Buttigieg Interview: Mayor Responds to Police Shooting
The next day, Buttigieg was booed and shouted at while sitting on stage in a high-school gym in South Bend, where he and the police chief held a town hall. One man yelled that Buttigieg seemed like he had to run back to South Carolina instead of doing his job there.The mayor told the crowd he accepts responsibility for what happened: His administration runs the police department; his administration had bought the body cameras. By the time he spoke to reporters after, there were tears in his eyes.
But for the most part, publicly and privately, Buttigieg has tried to respond to the shooting with the same calm and analytic approach that, in other circumstances, his fans outside of South Bend have found so appealing—but that critics feel can come off as the detached, someone-should-do-something air of a McKinsey management consultant, which Buttigieg briefly was in his 20s.

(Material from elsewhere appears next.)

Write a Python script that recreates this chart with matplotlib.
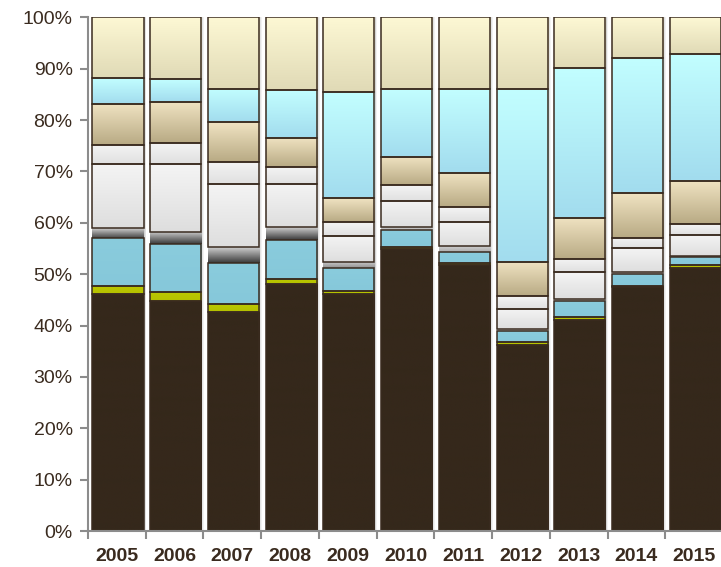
import matplotlib
matplotlib.use("Agg")
import matplotlib.pyplot as plt
import numpy as np
from matplotlib.colors import to_rgb
from matplotlib.ticker import FixedLocator, PercentFormatter

plt.rcParams['font.family'] = ['Liberation Sans', 'DejaVu Sans']

years = ['2005', '2006', '2007', '2008', '2009', '2010', '2011', '2012', '2013', '2014', '2015']

# stacked segments, bottom to top (percent)
dark      = [46.1, 44.8, 42.7, 48.0, 46.2, 54.8, 51.7, 36.2, 41.1, 47.5, 51.2]
lime      = [1.5, 1.7, 1.5, 1.1, 0.6, 0.4, 0.5, 0.5, 0.5, 0.1, 0.5]
blue      = [9.5, 9.4, 8.0, 7.6, 4.4, 3.3, 2.2, 2.2, 3.2, 2.4, 1.6]
shade     = [1.8, 2.4, 3.1, 2.4, 1.2, 0.6, 1.0, 0.4, 0.4, 0.4, 0.2]
white     = [12.6, 13.1, 12.3, 8.5, 5.1, 5.2, 4.8, 3.9, 5.2, 4.6, 4.2]
lightgray = [3.7, 4.2, 4.3, 3.2, 2.7, 3.1, 2.8, 2.5, 2.6, 2.1, 2.1]
tan       = [8.0, 8.0, 7.7, 5.8, 4.6, 5.5, 6.7, 6.7, 8.0, 8.6, 8.4]
cyan      = [5.0, 4.4, 6.5, 9.2, 20.6, 13.2, 16.3, 33.7, 29.2, 26.3, 24.6]
cream     = [11.8, 12.0, 13.9, 14.2, 14.6, 13.9, 14.0, 13.9, 9.8, 8.0, 7.2]

series = [dark, lime, blue, shade, white, lightgray, tan, cyan, cream]
# (top colour, bottom colour, edge?)
styles = [
    ('#35281b', '#35281b', True),
    ('#bcc800', '#b4c000', True),
    ('#8accdd', '#86c8da', True),
    ('#cfcfcf', None, False),
    ('#f4f4f4', '#dedede', True),
    ('#f4f4f4', '#e0e0e0', True),
    ('#f0e3c2', '#b8aa84', True),
    ('#c2feff', '#a2dcee', True),
    ('#fdf8d4', '#e0dab6', True),
]
edge_col = '#3a2b1f'

fig = plt.figure(figsize=(7.21, 5.67), dpi=100)
ax = fig.add_axes([88/721, 1-531/567, (723-88)/721, (531-17.3)/567])

x = np.arange(len(years))
width = 0.885
offset = 0.02
bottom = np.zeros(len(years))

# soft shadow behind bars
totals = np.sum(np.array(series), axis=0)
for dx, a in [(0.05, 0.05), (0.035, 0.06), (0.02, 0.07)]:
    ax.bar(x + offset + dx, totals, width=width, bottom=0, color='#000000',
           alpha=a, linewidth=0, zorder=1)

light_shade = np.array(to_rgb('#b8b8b8'))
dark_shade = np.array(to_rgb('#3a3a3a'))

for vals, (ctop, cbot, has_edge) in zip(series, styles):
    vals = np.array(vals)
    bars = ax.bar(x + offset, vals, width=width, bottom=bottom,
                  facecolor='none',
                  edgecolor=edge_col if has_edge else 'none',
                  linewidth=1.1, zorder=4)
    t = np.array(to_rgb(ctop))
    n = 64
    f = np.linspace(0, 1, n)[:, None]
    for p in bars:
        x0, y0, w, h = p.get_x(), p.get_y(), p.get_width(), p.get_height()
        if h <= 0:
            continue
        if cbot is None:
            k = np.clip((h - 0.9) / 1.0, 0, 1)
            b = light_shade * (1 - k) + dark_shade * k
        else:
            b = np.array(to_rgb(cbot))
        grad = (t * (1 - f) + b * f)[:, None, :]
        ax.imshow(grad, extent=[x0, x0 + w, y0, y0 + h], aspect='auto',
                  origin='upper', interpolation='bilinear', zorder=3)
    bottom = bottom + vals

ax.set_xlim(-0.5, len(years) - 0.5)
ax.set_ylim(0, 100)

ax.yaxis.set_major_locator(FixedLocator(np.arange(0, 101, 10)))
ax.yaxis.set_major_formatter(PercentFormatter(decimals=0))
ax.tick_params(axis='y', length=6, width=1.5, color='#8c8c8c', pad=5,
               labelsize=14, labelcolor='#3a2b1f')

ax.set_xticks(x)
ax.set_xticklabels(years, fontweight='bold')
ax.set_xticks(np.arange(-0.5, len(years), 1), minor=True)
ax.tick_params(axis='x', which='major', length=0, pad=12, labelsize=14,
               labelcolor='#3a2b1f')
ax.tick_params(axis='x', which='minor', length=6, width=1.5, color='#8c8c8c')

for s in ['top', 'right']:
    ax.spines[s].set_visible(False)
for s in ['left', 'bottom']:
    ax.spines[s].set_color('#8c8c8c')
    ax.spines[s].set_linewidth(1.5)
ax.spines['left'].set_zorder(6)
ax.spines['bottom'].set_zorder(6)

fig.savefig('out.png', dpi=100)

When I asked him on Saturday about the shooting, he said, “I really believe that if we don’t conquer racial inequity in my lifetime, it may be the thing that unravels the American project in my lifetime.” Still, when he was asked by a voter, at his campaign town hall, what his biggest surprise has been on the job, he said learning how to manage the plows during the big snowstorm that hit on his first day as mayor eight years ago.
“This is something that’s had an impact on our campaign, on me personally, and, most importantly of all, on my community,” Buttigieg told me in our interview. “This is a reminder that things come at you that you can’t always fully prepare for and can’t anticipate. And you need to be ready for that, especially as you’re competing for the toughest job in the world.

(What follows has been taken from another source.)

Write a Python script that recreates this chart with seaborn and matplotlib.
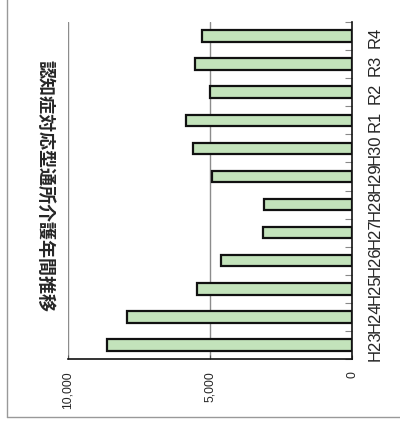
import matplotlib
matplotlib.use("Agg")
import matplotlib.pyplot as plt
import matplotlib.ticker as mticker
from matplotlib.lines import Line2D
import seaborn as sns
import pandas as pd

categories = ["H23", "H24", "H25", "H26", "H27", "H28", "H29", "H30", "R1", "R2", "R3", "R4"]
values = [8636, 7913, 5465, 4626, 3147, 3112, 4930, 5605, 5839, 4986, 5524, 5266]
value_ticks = [0, 5000, 10000]
title = "認知症対応型通所介護年間推移"

sns.set_theme(style="white")
plt.rcParams["font.family"] = ["Liberation Sans", "DejaVu Sans"]

df = pd.DataFrame({"year": categories, "count": values})

fig = plt.figure(figsize=(4.0, 4.27), dpi=100)
ax = fig.add_axes([68 / 400, 1 - 360 / 427, (352 - 68) / 400, (360 - 23) / 427])

sns.barplot(data=df, x="count", y="year", order=categories[::-1], orient="h",
            width=0.41, color="#c3e3bb", edgecolor="#111111", linewidth=1.6,
            saturation=1, ax=ax)

ax.set_xlim(10000, 0)
ax.set_ylim(len(categories) - 0.5, -0.5)
ax.set_xticks(value_ticks)
ax.xaxis.set_major_formatter(mticker.FuncFormatter(lambda v, p: f"{int(v):,}"))
ax.set_xlabel("")
ax.set_ylabel("")

# grid lines at 5,000 and 10,000
for v in value_ticks[1:]:
    ax.axvline(v, color="#8c8c8c", linewidth=1.0, zorder=0)

for s in ["left", "top"]:
    ax.spines[s].set_visible(False)
for s in ["right", "bottom"]:
    ax.spines[s].set_visible(True)
    ax.spines[s].set_color("#111111")
    ax.spines[s].set_linewidth(1.2)

ax.tick_params(axis="x", direction="in", length=3, width=0.8, color="#555555",
               labelsize=8.8, pad=8, labelrotation=90, bottom=True)
for lbl in ax.get_xticklabels():
    lbl.set_va("top")

# category labels on the right, boundary ticks pointing inward
ax.yaxis.tick_right()
ax.tick_params(axis="y", which="major", length=0, labelsize=12, pad=11,
               labelrotation=90, right=True, left=False)
for lbl in ax.get_yticklabels():
    lbl.set_va("center")
    lbl.set_ha("left")
ax.set_yticks([i - 0.5 for i in range(len(categories) + 1)], minor=True)
ax.tick_params(axis="y", which="minor", direction="in", length=5, width=0.8,
               color="#888888", right=True, left=False)

fig.text(45 / 400, 1 - 186 / 427, title, rotation=270, ha="center", va="center",
         fontsize=13, fontweight="bold", family=["Noto Sans CJK JP", "DejaVu Sans"])

# chart frame on the left and bottom
fig.add_artist(Line2D([6.5 / 400, 6.5 / 400], [1.0, 1 - 418 / 427],
                      transform=fig.transFigure, color="#999999", linewidth=1.0))
fig.add_artist(Line2D([6.5 / 400, 1.0], [1 - 418 / 427, 1 - 418 / 427],
                      transform=fig.transFigure, color="#999999", linewidth=1.0))

fig.savefig("out.png", dpi=100)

“It’s exceptionally serious compared to most things that we’ve dealt with. And, of course, it is different when you have national attention,” Buttigieg added, noting that some community members want to use the attention from his campaign to make sure that the city handles the shooting’s fallout in the right way. “They’re basically saying, ‘We have to get this right, not only for us, but because everyone’s watching,’” he said.
This all comes as Buttigieg has been struggling to attract African American support; of the more than 350 people who came to his campaign town hall on Saturday, the majority appeared to be white. The crisis is also unfolding in the middle of the most intense two weeks of the primary campaign so far: with major state-party political events and a Planned Parenthood forum over the weekend in South Carolina, the first debates this week, and a fundraising deadline on June 30 that his campaign is hoping he’ll meet with an outrageously high number. The fundraising events he missed in California likely could have netted him at least a few hundred thousand dollars, if not more.